L'AFFAIRE (CHAPTER ONE)

  It was a little Bordereau that lay upon the ground:
  The Franco-Gallic Government that document it found,
  And straightway drew the inference, though how I do not know,
  Some Jew had sold to Germany this dreadful Bordereau.

  'Tis all (they said) a Hebrew trick—-a treasonable plan—
  And, now we come to think of it, why Dreyfus is the man!
  At any rate (they argued thus), it is for him to show
  That he is not the criminal who sold the Bordereau.

  Some hinted at another man, whose autograph it bore—
  But this was Dreyfus' artifice, and proved his guilt the more:
  No motive for the horrid deed confessedly he had:
  And crimes which are gratuitous are nearly twice as bad.

  They caught that Jew (did Government) and charged him with the sale;
  They proved his guilt—or said they did—and shut him up in gaol;
  And then, their case to justify and show their verdict true,
  They took and baited every one who called himself a Jew.

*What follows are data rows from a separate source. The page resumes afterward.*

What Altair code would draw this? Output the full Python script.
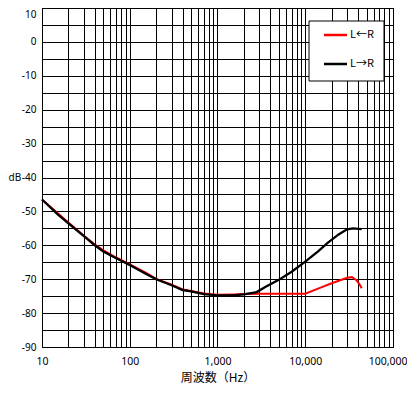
import altair as alt
import pandas as pd

# L<-R (red)
freq_lr = [10, 15, 20, 30, 40, 50, 70, 100, 150, 200, 300, 400, 500, 700, 1000, 1500,
           2000, 3000, 5000, 7000, 10000, 14000, 20000, 25000, 30000, 34000, 38000, 41000, 44000]
db_lr = [-46.5, -50.5, -53.3, -57.2, -59.8, -61.5, -63.6, -65.6, -68.0, -69.9, -71.6, -73.0,
         -73.5, -74.2, -74.6, -74.5, -74.4, -74.3, -74.3, -74.3, -74.3, -72.8, -71.2, -70.3,
         -69.6, -69.4, -70.2, -71.3, -72.7]

# L->R (black)
freq_rl = [10, 15, 20, 30, 40, 50, 70, 100, 150, 200, 300, 400, 500, 700, 1000, 1500, 2000,
           2800, 3500, 5000, 7000, 10000, 14000, 18000, 24000, 30000, 35000, 44000]
db_rl = [-46.5, -50.8, -53.5, -57.3, -60.0, -61.8, -63.8, -65.8, -68.3, -70.0, -71.8, -73.2,
         -73.6, -74.4, -74.8, -74.8, -74.5, -73.8, -72.3, -70.2, -67.8, -64.8, -61.8, -59.3,
         -56.8, -55.3, -55.0, -55.2]

series_names = ["L←R", "L→R"]
series_colors = ["#ff0000", "#000000"]

x_grid = [m * 10 ** d for d in range(1, 5) for m in range(1, 10)] + [100000]
decades = [10, 100, 1000, 10000, 100000]
y_ticks = list(range(-90, 11, 5))

df_lr = pd.DataFrame({"f": freq_lr, "db": db_lr, "s": series_names[0]})
df_rl = pd.DataFrame({"f": freq_rl, "db": db_rl, "s": series_names[1]})

NUMFONT = "Noto Sans"
CJK = "Noto Sans CJK JP"

x_axis = alt.Axis(
    values=x_grid,
    labelExpr="indexof([10,100,1000,10000,100000], datum.value) >= 0 ? format(datum.value, ',') : ''",
    labelOverlap=False,
    labelFont=NUMFONT,
    labelFontSize=10.5,
    labelPadding=9,
    labelFlush=False,
    labelAlign=alt.condition("datum.value == 100000", alt.value("right"), alt.value("center")),
    labelOffset=alt.condition("datum.value == 100000", alt.value(14), alt.value(0)),
    title="周波数（Hz）",
    titleFont=CJK,
    titleFontSize=12,
    titleFontWeight="normal",
    titlePadding=6,
)
y_axis = alt.Axis(
    values=y_ticks,
    labelExpr="datum.value % 10 == 0 ? '' + datum.value : ''",
    labelOverlap=False,
    labelFont=NUMFONT,
    labelFontSize=10,
    labelPadding=6,
    labelBaseline=alt.condition("datum.value == 10", alt.value("top"), alt.value("middle")),
    labelOffset=alt.condition("datum.value == 10", alt.value(1), alt.value(0)),
    title="dB",
    titleFont=NUMFONT,
    titleFontSize=10,
    titleFontWeight="normal",
    titleAngle=0,
    titleAlign="left",
    titleBaseline="middle",
    titleX=-34,
    titleY=169.5,
)

x_scale = alt.Scale(type="log", domain=[10, 100000], nice=False)
y_scale = alt.Scale(domain=[-90, 10], nice=False)


def enc(ch):
    return ch.encode(
        x=alt.X("f:Q", scale=x_scale, axis=x_axis),
        y=alt.Y("db:Q", scale=y_scale, axis=y_axis),
    )


red = enc(alt.Chart(df_lr).mark_line(color=series_colors[0], strokeWidth=2))
black = enc(alt.Chart(df_rl).mark_line(color=series_colors[1], strokeWidth=2.3))

one = alt.Data(values=[{}])
box = alt.Chart(one).mark_rect(fill="white", stroke="black", strokeWidth=1).encode(
    x=alt.value(267), x2=alt.value(342), y=alt.value(13), y2=alt.value(73)
)
leg_lines = [
    alt.Chart(one).mark_rule(color=c, strokeWidth=2.5).encode(
        x=alt.value(282), x2=alt.value(305), y=alt.value(yy)
    )
    for c, yy in zip(series_colors, [27, 56])
]
leg_text = [
    alt.Chart(one).mark_text(align="left", baseline="middle", font=CJK, fontSize=11, color="black").encode(
        x=alt.value(308), y=alt.value(yy), text=alt.value(t)
    )
    for t, yy in zip(series_names, [27, 56])
]

chart = alt.layer(red, black, box, *leg_lines, *leg_text).properties(
    width=351,
    height=339,
    autosize=alt.AutoSizeParams(type="none"),
    padding={"left": 34, "top": 0, "right": 14, "bottom": 44},
).configure_axis(
    grid=True,
    gridColor="black",
    gridOpacity=1,
    gridWidth=1,
    domainColor="black",
    ticks=False,
    labelColor="black",
    titleColor="black",
).configure_view(stroke="black", strokeWidth=1)

chart.save("out.html", embed_options={"renderer": "svg", "actions": False})
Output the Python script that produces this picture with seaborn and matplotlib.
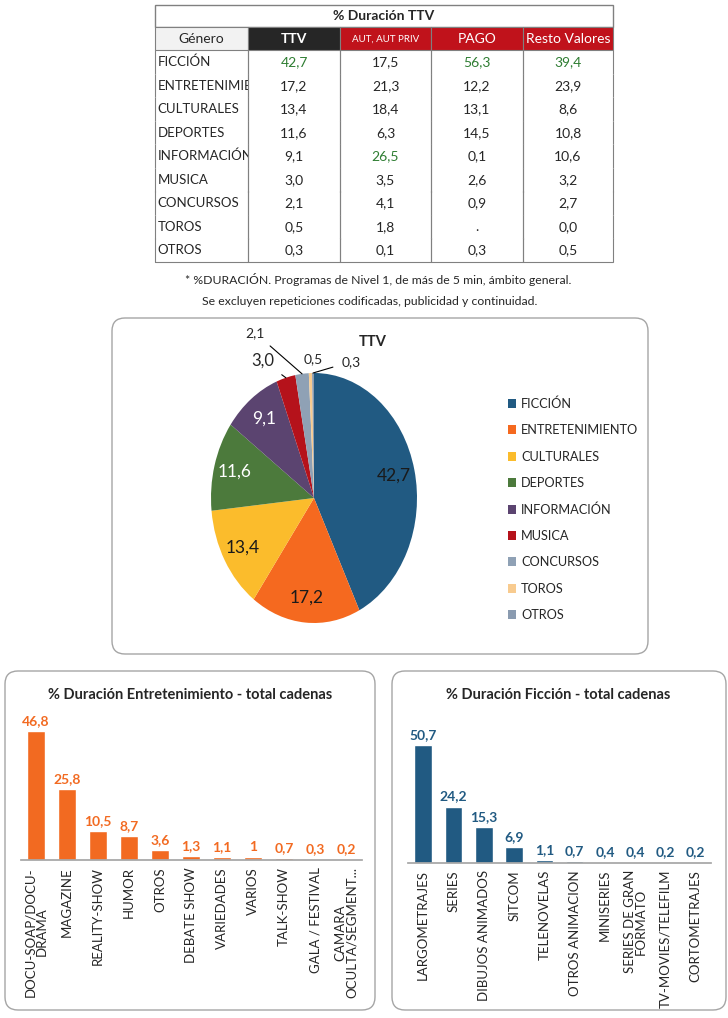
import numpy as np
import pandas as pd
import matplotlib
matplotlib.use("Agg")
import matplotlib.pyplot as plt
from matplotlib.patches import FancyBboxPatch
from matplotlib.transforms import Bbox, TransformedBbox
import seaborn as sns

W, H = 728, 1018

# table / pie data
genres = ["FICCIÓN", "ENTRETENIMIENTO", "CULTURALES", "DEPORTES", "INFORMACIÓN",
          "MUSICA", "CONCURSOS", "TOROS", "OTROS"]
ttv = [42.7, 17.2, 13.4, 11.6, 9.1, 3.0, 2.1, 0.5, 0.3]
aut = [17.5, 21.3, 18.4, 6.3, 26.5, 3.5, 4.1, 1.8, 0.1]
pago = [56.3, 12.2, 13.1, 14.5, 0.1, 2.6, 0.9, None, 0.3]
resto = [39.4, 23.9, 8.6, 10.8, 10.6, 3.2, 2.7, 0.0, 0.5]
table_cols = ["TTV", "AUT, AUT PRIV", "PAGO", "Resto Valores"]

pie_colors = ["#215A82", "#F5691F", "#FBBC2C", "#4C7A3C", "#5B4470",
              "#B5121B", "#8FA1B5", "#F8CB8F", "#8A9BB0"]

# bar chart data
ent_cats = ["DOCU-SOAP/DOCU-\nDRAMA", "MAGAZINE", "REALITY-SHOW", "HUMOR", "OTROS",
            "DEBATE SHOW", "VARIEDADES", "VARIOS", "TALK-SHOW", "GALA / FESTIVAL",
            "CAMARA\nOCULTA/SEGMENT..."]
ent_vals = [46.8, 25.8, 10.5, 8.7, 3.6, 1.3, 1.1, 1, 0.7, 0.3, 0.2]
fic_cats = ["LARGOMETRAJES", "SERIES", "DIBUJOS ANIMADOS", "SITCOM", "TELENOVELAS",
            "OTROS ANIMACION", "MINISERIES", "SERIES DE GRAN\nFORMATO",
            "TV-MOVIES/TELEFILM", "CORTOMETRAJES"]
fic_vals = [50.7, 24.2, 15.3, 6.9, 1.1, 0.7, 0.4, 0.4, 0.2, 0.2]

ORANGE = "#F26A21"
BLUE = "#215A82"
GRID = "#808080"

sns.set_theme(style="white")
plt.rcParams["font.family"] = ["Lato", "DejaVu Sans"]


def px_axes(fig, x0, y0, x1, y1):
    return fig.add_axes([x0 / W, 1 - y1 / H, (x1 - x0) / W, (y1 - y0) / H])


def fmt(v):
    return "." if v is None else f"{v:.1f}".replace(".", ",")


def fmt_bar(v):
    return f"{v:g}".replace(".", ",")


def rounded_box(fig, x0, y0, x1, y1):
    box = FancyBboxPatch((x0 / 100, (H - y1) / 100), (x1 - x0) / 100, (y1 - y0) / 100,
                         boxstyle="round,pad=0,rounding_size=0.13",
                         transform=fig.dpi_scale_trans, facecolor="white",
                         edgecolor="#A5A5A5", linewidth=1.0, zorder=-5)
    fig.patches.append(box)


fig = plt.figure(figsize=(W / 100, H / 100), dpi=100)

# ---- table ----
tax = px_axes(fig, 155, 5, 613, 262)
tax.axis("off")
col_w = np.array([93, 92, 91, 92, 90]) / 458
title_h = 22 / 257

tt = tax.table(cellText=[["% Duración TTV"]], bbox=[0, 1 - title_h, 1, title_h],
               cellLoc="center")
tt.auto_set_font_size(False)
tt.set_fontsize(10)
tt[0, 0].set_edgecolor(GRID)
tt[0, 0].get_text().set_fontweight("bold")

rows = [[g, fmt(a), fmt(b), fmt(c), fmt(d)] for g, a, b, c, d in zip(genres, ttv, aut, pago, resto)]
tbl = tax.table(cellText=rows, colLabels=["Género"] + table_cols, colWidths=list(col_w),
                bbox=[0, 0, 1, 1 - title_h], cellLoc="center")
tbl.auto_set_font_size(False)
tbl.set_fontsize(10)

header_fill = ["#F2F2F2", "#262626", "#C0121B", "#C0121B", "#C0121B"]
best_rows = []
for col in (ttv, aut, pago, resto):
    vals = [v if v is not None else -1 for v in col]
    best_rows.append(int(np.argmax(vals)) + 1)

name_clip = TransformedBbox(Bbox([[0, 0], [col_w[0], 1]]), tax.transAxes)
for (r, c), cell in tbl.get_celld().items():
    cell.set_edgecolor(GRID)
    cell.set_linewidth(0.8)
    txt = cell.get_text()
    if r == 0:
        cell.set_facecolor(header_fill[c])
        if c > 0:
            txt.set_color("white")
        if c == 1:
            txt.set_fontweight("bold")
        if c == 2:
            txt.set_fontsize(7)
        continue
    cell.visible_edges = "LRB" if r == len(genres) else "LR"
    if c == 0:
        cell._loc = "left"
        cell.PAD = 0.03
        txt.set_ha("left")
        txt.set_fontsize(9.5)
        txt.set_clip_on(True)
        txt.set_clip_box(name_clip)
    elif best_rows[c - 1] == r:
        cell.set_facecolor("#C6EFCE")
        txt.set_color("#2E7D32")

fig.text(378 / W, 1 - 280 / H,
         "* %DURACIÓN. Programas de Nivel 1, de más de 5 min, ámbito general.",
         ha="center", va="center", fontsize=8.8)
fig.text(370 / W, 1 - 302 / H,
         "Se excluyen repeticiones codificadas, publicidad y continuidad.",
         ha="center", va="center", fontsize=8.8)

# ---- pie ----
rounded_box(fig, 112, 318, 648, 654)
pax = px_axes(fig, 211, 373, 417, 623)
wedges, _ = pax.pie(ttv, colors=pie_colors, startangle=90, counterclock=False,
                    wedgeprops=dict(linewidth=0))
pax.set_aspect("auto")
pax.set_xlim(-1, 1)
pax.set_ylim(-1, 1)

label_colors = ["#1A1A1A", "#1A1A1A", "#1A1A1A", "white", "white"]
small_pos = {5: (-0.5, 1.1), 6: (-0.57, 1.32), 7: (-0.01, 1.11), 8: (0.36, 1.09)}
for i, w in enumerate(wedges):
    ang = np.deg2rad((w.theta1 + w.theta2) / 2)
    label = fmt(ttv[i])
    if i < 5:
        pax.text(0.8 * np.cos(ang), 0.8 * np.sin(ang), label, ha="center", va="center",
                 fontsize=12.5, color=label_colors[i])
    elif i == 7:
        pax.text(*small_pos[i], label, ha="center", va="center", fontsize=10)
    else:
        pax.annotate(label, xy=(np.cos(ang), np.sin(ang)), xytext=small_pos[i],
                     ha="center", va="center", fontsize=12 if i == 5 else 10,
                     annotation_clip=False,
                     arrowprops=dict(arrowstyle="-", color="black", lw=0.8,
                                     shrinkA=4, shrinkB=0))

fig.text(373 / W, 1 - 342 / H, "TTV", ha="center", va="center", fontsize=10.5,
         fontweight="bold")
fig.legend(wedges, genres, loc="upper left", bbox_to_anchor=(496 / W, 1 - 386 / H),
           frameon=False, fontsize=9.2, handlelength=0.7, handleheight=0.7,
           handletextpad=0.35, labelspacing=1.12)

# ---- bar charts ----
ent_df = pd.DataFrame({"categoria": ent_cats, "valor": ent_vals})
fic_df = pd.DataFrame({"categoria": fic_cats, "valor": fic_vals})

rounded_box(fig, 5, 671, 375, 1010)
rounded_box(fig, 392, 671, 726, 1010)

panels = [
    (ent_df, ORANGE, (20.5, 722, 361.5, 860), 50, 190,
     "% Duración Entretenimiento - total cadenas"),
    (fic_df, BLUE, (408, 735, 711, 863), 55, 558,
     "% Duración Ficción - total cadenas"),
]
for df, color, box, ymax, title_x, title in panels:
    ax = px_axes(fig, *box)
    sns.barplot(data=df, x="categoria", y="valor", color=color, saturation=1,
                width=0.58, ax=ax)
    ax.set_ylim(0, ymax)
    ax.set_xlim(-0.5, len(df) - 0.5)
    ax.set_xlabel("")
    ax.set_ylabel("")
    ax.set_yticks([])
    ax.patch.set_alpha(0)
    for side in ("top", "left", "right"):
        ax.spines[side].set_visible(False)
    ax.spines["bottom"].set_color("#A6A6A6")
    ax.tick_params(axis="x", length=0, pad=5, labelsize=9.5, rotation=90)
    for lab in ax.get_xticklabels():
        lab.set_linespacing(0.95)
    ax.bar_label(ax.containers[0], labels=[fmt_bar(v) for v in df["valor"]],
                 padding=3, color=color, fontweight="bold", fontsize=10)
    fig.text(title_x / W, 1 - 695 / H, title, ha="center", va="center",
             fontsize=10.5, fontweight="bold")

fig.savefig("out.png", dpi=100)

  These incidents an uproar caused like Donnybrook its Fair:
  Wherever Frenchmen met to talk 'twas Pandemonium there:
  And anywhere except in France you'd argue from events
  That Ministers had rather lost the public confidence.

  Then spake the German Government (and here I must deplore
  The fact that they had not presumed to mention it before):
  "Although," they said respectfully, "we would not interfere
  With any Angelegenheit outside our proper sphere—

  Why make this quite-essentially-unnecessary fuss?
  This compromising document was never sold to us:
  Potztausend!" said the Chancellor, "upon my honour, no!
  We have not got and do not want your precious Bordereau!"

  This rather struck the Ministers, in Paris where they sat:
  They took and read the Bordereau: they had not yet done that.
  'Twas found to mention obvious facts which any one might know—
  No horrid revelations lurked within the Bordereau!

  And did they set poor Dreyfus free, the due amends to make,
  Regain the public confidence by owning their mistake,
  And cease for popularity by sordid means to bid?
  These are the things they might have done; but this is what they did:—

  They said, those Gallic Ministers, "Undoubtedly it's true
  The document has not been sold, and is not worth a sou;
  But as the man's in prison now, why, there he's got to stay—
  Que voulez-vous?" they simply said, "it is a Chose Jugée!"

  This artless little narrative is specially designed
  To illustrate the workings of the Gallic statesman's mind;
  And till they change those processes and mould their ways anew,
  It is not yet in Paris that I want to be a Jew.